### Instruction
Search the records below for the word "this". Pull out each line that has it.

### Recorded information
--- start ---

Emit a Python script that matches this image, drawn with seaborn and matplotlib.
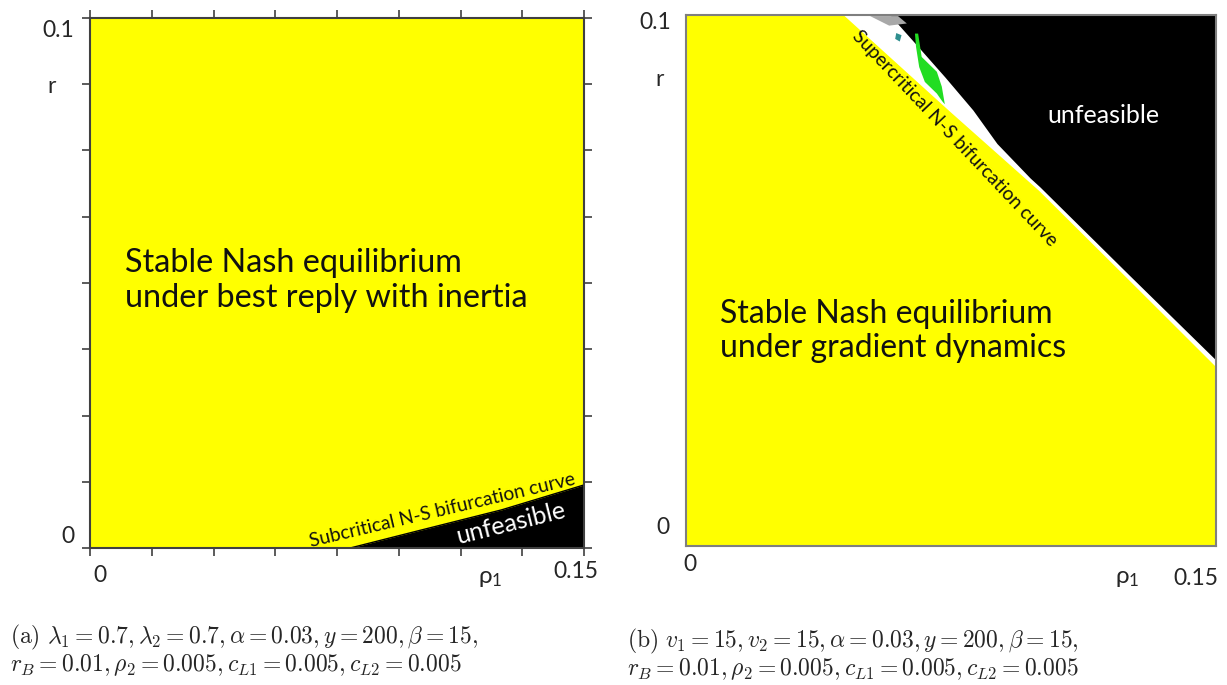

--- end ---
--- start ---

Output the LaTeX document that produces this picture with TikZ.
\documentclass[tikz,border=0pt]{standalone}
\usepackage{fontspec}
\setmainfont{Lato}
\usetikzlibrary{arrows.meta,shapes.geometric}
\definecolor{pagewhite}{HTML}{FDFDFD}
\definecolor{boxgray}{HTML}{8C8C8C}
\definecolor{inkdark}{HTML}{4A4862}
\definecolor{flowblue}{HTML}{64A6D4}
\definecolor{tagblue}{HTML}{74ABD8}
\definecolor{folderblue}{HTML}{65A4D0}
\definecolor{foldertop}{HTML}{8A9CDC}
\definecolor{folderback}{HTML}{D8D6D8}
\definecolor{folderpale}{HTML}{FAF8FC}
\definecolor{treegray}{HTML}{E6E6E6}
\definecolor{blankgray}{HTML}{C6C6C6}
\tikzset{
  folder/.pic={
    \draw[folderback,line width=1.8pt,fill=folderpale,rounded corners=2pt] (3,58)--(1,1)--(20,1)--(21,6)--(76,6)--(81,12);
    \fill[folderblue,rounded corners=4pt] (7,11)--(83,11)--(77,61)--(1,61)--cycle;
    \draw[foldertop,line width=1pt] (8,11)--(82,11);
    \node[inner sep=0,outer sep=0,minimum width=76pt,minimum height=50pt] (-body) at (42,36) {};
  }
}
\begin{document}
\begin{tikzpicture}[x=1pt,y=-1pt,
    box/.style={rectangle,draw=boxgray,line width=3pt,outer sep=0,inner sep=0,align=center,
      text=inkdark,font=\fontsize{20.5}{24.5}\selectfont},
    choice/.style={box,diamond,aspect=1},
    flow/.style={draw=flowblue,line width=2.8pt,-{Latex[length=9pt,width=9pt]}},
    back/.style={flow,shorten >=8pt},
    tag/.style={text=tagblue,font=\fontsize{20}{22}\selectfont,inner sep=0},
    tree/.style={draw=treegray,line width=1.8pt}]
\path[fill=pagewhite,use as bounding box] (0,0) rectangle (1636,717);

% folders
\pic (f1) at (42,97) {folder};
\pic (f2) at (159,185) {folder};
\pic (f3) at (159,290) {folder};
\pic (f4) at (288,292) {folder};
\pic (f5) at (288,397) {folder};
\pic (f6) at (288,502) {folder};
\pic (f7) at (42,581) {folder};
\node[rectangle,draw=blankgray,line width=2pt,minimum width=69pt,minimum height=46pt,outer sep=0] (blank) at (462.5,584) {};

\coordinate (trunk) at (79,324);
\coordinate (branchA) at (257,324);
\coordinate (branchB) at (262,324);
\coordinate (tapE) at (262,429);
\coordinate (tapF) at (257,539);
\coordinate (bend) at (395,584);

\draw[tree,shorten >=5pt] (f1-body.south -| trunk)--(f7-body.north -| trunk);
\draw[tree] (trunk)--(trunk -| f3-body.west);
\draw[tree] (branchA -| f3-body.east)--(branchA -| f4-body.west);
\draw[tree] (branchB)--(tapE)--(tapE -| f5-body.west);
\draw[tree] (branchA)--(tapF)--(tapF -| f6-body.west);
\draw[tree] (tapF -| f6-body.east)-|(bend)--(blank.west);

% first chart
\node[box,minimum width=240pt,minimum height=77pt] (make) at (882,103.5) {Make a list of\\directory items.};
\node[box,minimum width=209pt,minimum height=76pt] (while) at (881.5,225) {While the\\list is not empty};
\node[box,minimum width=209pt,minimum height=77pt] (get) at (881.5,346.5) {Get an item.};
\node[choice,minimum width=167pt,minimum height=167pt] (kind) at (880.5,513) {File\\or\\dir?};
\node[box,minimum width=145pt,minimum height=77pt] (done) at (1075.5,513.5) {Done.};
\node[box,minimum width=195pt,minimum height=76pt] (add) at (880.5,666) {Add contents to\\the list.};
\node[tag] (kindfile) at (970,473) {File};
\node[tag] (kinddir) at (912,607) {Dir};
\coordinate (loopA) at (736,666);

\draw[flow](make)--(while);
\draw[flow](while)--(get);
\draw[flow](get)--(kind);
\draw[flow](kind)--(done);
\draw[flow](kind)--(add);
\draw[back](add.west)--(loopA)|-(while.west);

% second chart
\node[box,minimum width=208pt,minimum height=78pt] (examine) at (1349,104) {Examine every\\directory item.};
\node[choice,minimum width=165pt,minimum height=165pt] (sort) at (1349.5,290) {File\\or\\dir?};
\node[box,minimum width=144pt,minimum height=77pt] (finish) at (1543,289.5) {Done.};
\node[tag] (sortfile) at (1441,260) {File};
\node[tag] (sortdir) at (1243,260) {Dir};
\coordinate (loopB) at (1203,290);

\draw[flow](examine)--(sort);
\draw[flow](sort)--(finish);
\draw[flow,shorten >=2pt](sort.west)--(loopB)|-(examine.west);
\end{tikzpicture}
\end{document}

--- end ---

### Correct response
Emit a Python script that matches this image, drawn with seaborn and matplotlib.
Output the LaTeX document that produces this picture with TikZ.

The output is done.